Saturday, September 16, 2006

Pope postscript

I came across a BBC article from April 18th of this year, which discussed the somewhat unimpressive first year of Joey Ratz. The article is summed up nicely in a quote by Dr Lavinia Byrne, former nun and Church scholar: “We know who his tailor is [believe it or not, Prada], and whose sunglasses he wears [honest to God: Gucci], but we do not know much about what he thinks. People say he enjoys being pope, and wearing the clothes, but he has said and done nothing, and delivered little.” Holy crap.

 

But the rest of the article was quite prophetic.
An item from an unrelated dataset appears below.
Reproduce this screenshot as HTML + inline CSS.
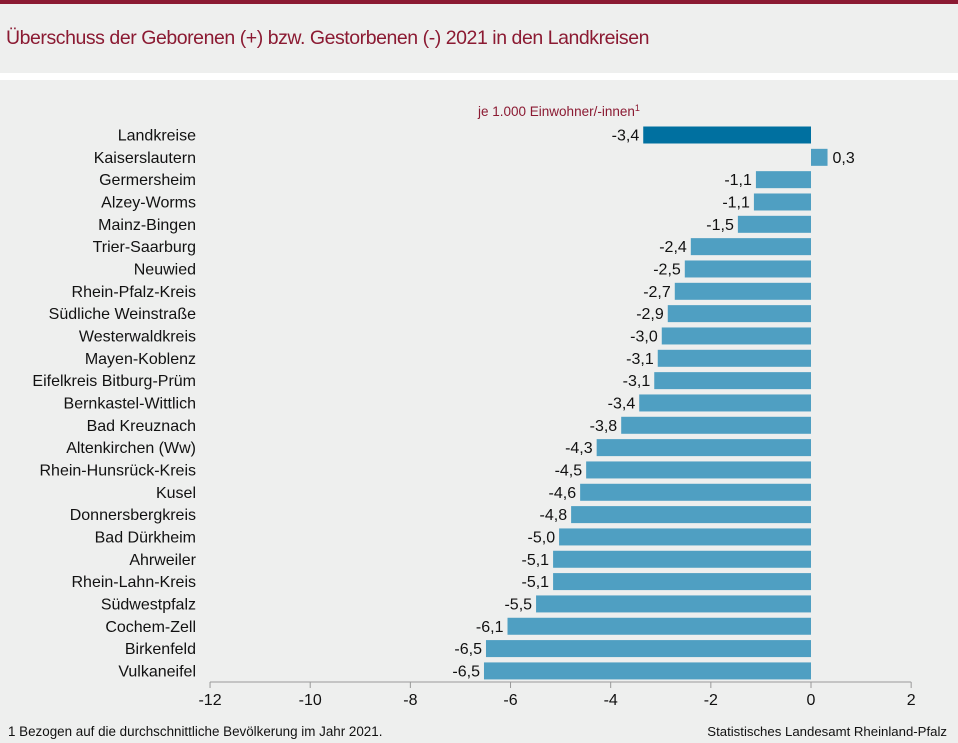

For reasons left unexplained, Joey Ratz fired Archbishop Michael Fitzgerald, the Vatican’s expert on Islam and the Arab World. Specifically, the guy was demoted and moved to Egypt. Says Father Thomas Reese, S.J., of the decision: “The Pope’s worst decision so far has been the exiling of Archbishop Fitzgerald. He was the smartest guy in the Vatican on relations with Muslims. You don’t exile someone like that, you listen to them. If the Vatican says something dumb about Muslims, people will die in parts of Africa and churches will be burned in Indonesia, let alone what happens in the Middle East. It would be better for Pope Benedict to have Fitzgerald close to him.” Indeed.

 

Again: “Oops.”

 

Since the pontiff’s remarks: an Anglican church and an Orthodox church were firebombed in the West Bank by some folks who cited the  Popes comments in an apparent attempt to illustrate how little they know about Christianity. There have been official statements, some at rallies, by the leaders of Pakistan, Malaysia, the Saud, Egypt, the Palestinians, India, Iran, Turkey, etc. (Cf. http://news.bbc.co.uk/2/hi/europe/5348436.stm for an astonishing list.) The Pope will probably cancel his upcoming trip to Turkey. (Not a bad idea; while Cardinal Ratz he opposed their bid to join the EU, “saying [Turkey] belonged to a different cultural sphere,” and that Turkey’s “admission would be a grave error against the tide of history” (http://news.bbc.co.uk/2/hi/europe/5349808.stm). And you better believe that every paper in the world is reprinting his comments, which means that there are a lot of angry people in the streets around the world right now and more to come. Best of all, the Vatican’s official position is that Mr Pope regrets the misunderstanding of his words, yet will not and cannot retract them (because, in context, he was actually trying to state how violence is bad while dialogue is good; if he retracts his statement, he would then condone violence… you get the picture.)

 

Probably shouldn’t have fired that guy.

 

Ah, but no matter. If history has shown us anything, it is that Muslims don’t tend to have long memories for offenses against their peoples or religion.